Everybody has a very favourite book, and sometimes they—meaning the Hollywood elite—take that favourite book and try to make a decent movie out of it. This is where the wheels fall off the wagon; your beloved characters, the richly detailed universe they inhabit, and even the most delicate of plot points are lost thanks to Tinseltown’s patented lack of subtlety. Every once in a while though, a true adaptation is made that allows the story to thrive in another medium and such is the case here with The Prestige.
Based on the novel by Christopher Priest, The Prestige is set against turn-of-the-19th-century London, The story is about a pair of stage magicians named Angier (Hugh Jackman) and Borden (Christian Bale) who are both prot´gés of master propsman John Cutter (Michael Caine). Angier and Borden share a friendly rivalry, although both men are ambitious enough to want to pursue their own craft. Borden is a technically brilliant magician and a bit of a risk taker; Angier, meanwhile, has more flair and is the real showman of the two. A tragic accident stemming from Borden’s hubris results in personal loss for Angier, and a great dual between the two men begins. An escalating tete-a-tete begins, wherein the retaliation of Angier results in retribution by Borden, as the two men seek to do physical harm against each other at vulgar cost.

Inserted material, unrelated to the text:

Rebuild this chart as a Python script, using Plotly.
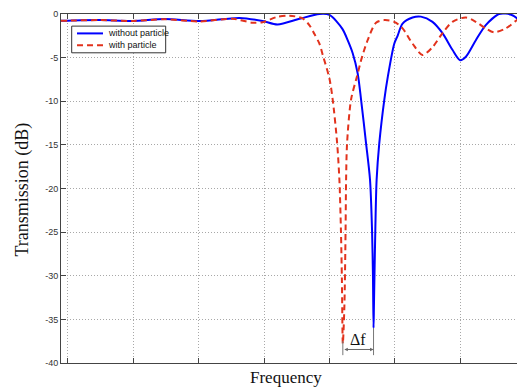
import numpy as np
import plotly.graph_objects as go

# ---- data (frequency in arbitrary grid units) ----
freq_without = [-0.107, 0.0, 0.489, 0.992, 1.481, 2.015, 2.626, 2.977, 3.206, 3.542,
                3.847, 4.0, 4.198, 4.279, 4.356, 4.432, 4.484, 4.560, 4.621, 4.652,
                4.666, 4.675, 4.682, 4.702, 4.722, 4.763, 4.840, 4.893, 4.992, 5.043,
                5.119, 5.272, 5.400, 5.577, 5.730, 5.882, 6.0, 6.087, 6.240, 6.392,
                6.595, 6.698, 6.824, 6.977]
trans_without = [-0.78, -0.76, -0.70, -0.80, -0.58, -0.81, -0.45, -0.80, -1.20, -0.55,
                 0.0, -0.1, -1.7, -3.0, -4.5, -6.8, -9.8, -14.8, -19.0, -24.8,
                 -30.0, -36.0, -33.0, -24.8, -19.0, -14.8, -9.8, -7.2, -3.4, -2.5,
                 -1.1, -0.4, -0.3, -0.9, -2.2, -4.1, -5.3, -4.9, -3.0, -1.27,
                 0.0, 0.05, -0.24, -1.27]

freq_with = [-0.107, 0.0, 0.489, 0.992, 1.481, 2.015, 2.519, 2.824, 2.977, 3.191,
             3.389, 3.588, 3.695, 3.771, 3.847, 3.898, 4.0, 4.050, 4.118, 4.153,
             4.176, 4.191, 4.205, 4.229, 4.247, 4.255, 4.270, 4.331, 4.420, 4.496,
             4.585, 4.713, 4.840, 4.992, 5.119, 5.272, 5.424, 5.577, 5.730, 5.882,
             6.087, 6.240, 6.392, 6.519, 6.698, 6.901, 6.977]
trans_with = [-0.78, -0.76, -0.70, -0.80, -0.60, -0.85, -0.55, -1.0, -0.95, -0.35,
              -0.2, -0.5, -1.3, -2.3, -3.4, -4.7, -7.4, -9.8, -14.8, -19.1,
              -24.8, -30.5, -37.8, -33.5, -24.8, -19.0, -14.8, -9.8, -7.2, -5.0,
              -3.0, -1.0, -0.7, -0.9, -1.65, -3.4, -4.7, -3.8, -2.2, -0.9,
              -0.4, -0.9, -1.65, -2.1, -1.65, -0.5, -0.13]

series_names = ["without particle", "with particle"]
x_tick_vals = [0, 1, 2, 3, 4, 5, 6, 7]
y_tick_vals = [-40, -35, -30, -25, -20, -15, -10, -5, 0]
y_tick_labels = ["-40", "-35", "-30", "-25", "-20", "-15", "-10", "-5", "0"]

SANS = "Liberation Sans, Arial, Helvetica, sans-serif"
SERIF = "Liberation Serif, Times New Roman, serif"

styles = [
    dict(color="#0000FF", width=2, dash="solid"),
    dict(color="#E2321C", width=2, dash="6px,4px"),
]

fig = go.Figure()
for xs, ys, name, st in zip([freq_without, freq_with], [trans_without, trans_with],
                            series_names, styles):
    fig.add_trace(go.Scatter(
        x=xs, y=ys, mode="lines", name=name, showlegend=False,
        line=dict(color=st["color"], width=st["width"], dash=st["dash"],
                  shape="spline", smoothing=0.8)))

# delta-f marker derived from the two dips
i_b = int(np.argmin(trans_without))
i_r = int(np.argmin(trans_with))
xb, yb = freq_without[i_b], trans_without[i_b]
xr, yr = freq_with[i_r], trans_with[i_r]
y_bottom = -39.1
y_arrow = -38.45

shapes = [
    dict(type="line", xref="x", yref="y", x0=xr, x1=xr, y0=yr + 0.3, y1=y_bottom,
         line=dict(color="#777777", width=1)),
    dict(type="line", xref="x", yref="y", x0=xb, x1=xb, y0=yb, y1=y_bottom,
         line=dict(color="#777777", width=1)),
]

annotations = [
    dict(x=xb, y=y_arrow, ax=xr, ay=y_arrow, xref="x", yref="y", axref="x", ayref="y",
         text="", showarrow=True, arrowhead=2, startarrowhead=2, arrowside="end+start",
         arrowsize=0.7, arrowwidth=1, arrowcolor="#666666"),
    dict(x=(xb + xr) / 2, y=-37.3, xref="x", yref="y", text="Δf", showarrow=False,
         font=dict(family=SERIF, size=16, color="#111111"), yanchor="middle"),
    dict(x=0.486, y=0, xref="paper", yref="paper", yshift=-14, text="Frequency",
         showarrow=False, font=dict(family=SERIF, size=17, color="#111111"),
         xanchor="center", yanchor="middle"),
    dict(x=0, y=0.497, xref="paper", yref="paper", xshift=-38, text="Transmission (dB)",
         showarrow=False, textangle=-90, font=dict(family=SERIF, size=18, color="#111111"),
         xanchor="center", yanchor="middle"),
]

# legend box (drawn in paper coordinates, like the MATLAB legend)
leg_x0, leg_x1, leg_y0, leg_y1 = 0.0231, 0.2261, 0.8888, 0.9653
shapes.append(dict(type="rect", xref="paper", yref="paper", x0=leg_x0, x1=leg_x1,
                   y0=leg_y0, y1=leg_y1, fillcolor="white",
                   line=dict(color="#333333", width=1), layer="above"))
for k, (name, st) in enumerate(zip(series_names, styles)):
    yy = 0.9444 - k * 0.0336
    shapes.append(dict(type="line", xref="paper", yref="paper", x0=0.0346, x1=0.0907,
                       y0=yy, y1=yy, layer="above",
                       line=dict(color=st["color"], width=st["width"],
                                 dash=st["dash"])))
    annotations.append(dict(x=0.0972, y=yy, xref="paper", yref="paper", text=name,
                            showarrow=False, xanchor="left", yanchor="middle",
                            font=dict(family=SANS, size=9, color="#111111")))

axis_common = dict(
    showline=True, linecolor="#444444", linewidth=1, mirror="allticks",
    ticks="inside", ticklen=5, tickwidth=1, tickcolor="#444444",
    showgrid=True, gridcolor="#a8a8a8", gridwidth=1, griddash="1px,2px",
    zeroline=False,
)

# page body has an 8px margin: size/margins compensate so the plot lands where intended
fig.update_layout(
    width=517, height=383,
    margin=dict(l=53, r=1, t=6, b=28),
    paper_bgcolor="white", plot_bgcolor="white",
    showlegend=False,
    shapes=shapes, annotations=annotations,
)
fig.update_xaxes(range=[-0.107, 6.977], tickvals=x_tick_vals, showticklabels=False,
                 **axis_common)
fig.update_yaxes(range=[-40, 0], tickvals=y_tick_vals, ticktext=y_tick_labels,
                 tickfont=dict(family=SANS, size=9, color="#333333"), **axis_common)

fig.write_html("out.html")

I think a lot of people are going to be surprised by this, and that includes everyone: from those that have read the book through twice to someone who’s never heard of it. The genius of it is that the movie is like a magic act itself, and director/co-screenwriter Christopher Nolan understands the game of misdirection and sleight of hand all too well. You know going in from the advertising that there’s a big twist in the end, but the thing of it is that Nolan lays out all the clues right there in front of you. Now the few smart cookies out there may pick up on it, but the audience I saw The Prestige with was absolutely mesmerized. For those of you, like me, who have read the book, the great joy is in watching how Nolan painstaking lays out all the subtle hints and cues you read in the book. Nolan also ditches the modern day bookends, which in my opinion was a wise move, so the story is re-jiggered a bit, but I think his changes were all positive in keeping with the nature of film.
In The Prestige, Nolan employs a narrative device similar to the one he used in Batman Begins, where the movie begins in the middle of the story, with the point leading up to it revealed through flashbacks until time catches up. There are multiple levels going on as Angier gets Borden’s version from his diary, and Borden later gets Angier’s through his. It’s not only a clever storytelling device but a wink and a nod to the novel as much of both men’s story is told similarly by novelist Priest. This may seem confusing, but Nolan’s editing is clean and precise: the story never falls in on itself.
There are some great performances from a lot of tremendous actors, but you have to especially recognize the trinity of Jackman, Bale, and Caine. It’s a compliment to the film that my geek-tuned mind wasn’t preoccupied with the idea that I was kind of seeing Wolverine versus Batman, which is a thought that I’m sure will show up sooner or later in a Family Guy cutaway sketch. Scarlett Johannsen, who finally gets to be in a movie set in England where she gets to do an English accent, plays the woman that comes between Angier and Borden. The film’s biggest “get” though has to be David Bowie playing the part of renowned physicist and inventor Nikola Tesla –just great casting that brings a smile to your face the minute he comes on screen. Providing great supports as Tesla’s assistant is Andy Serkis (Gollum from The Lord of the Rings).
I’ve been reading some message boards on the Internet on which people are talking about how there are so many plot holes in the movie, but I didn’t think that was so. Of course, I could be just talking as someone who had the benefit of reading the book first (look at the Harry Potter movies and how much is implied in the assumption you’ve read the book). The thing that bothered me was the way the final revelation was sort of beat over the audience’s heads past the point of making us understand and giving us a throbbing headache. Again though, this may just be my point of view from having read the book.
The Prestige is one of those movies that makes you realize that the popcorn flick still has the ability to captivate and engage when the material is in the right hands and the people involved have the right attitude. It’s almost a pity they can’t turn this into a franchise. But then again, with this out of the way, Nolan, Bale, and Caine can get going on The Dark Knight. Let Batman begin again.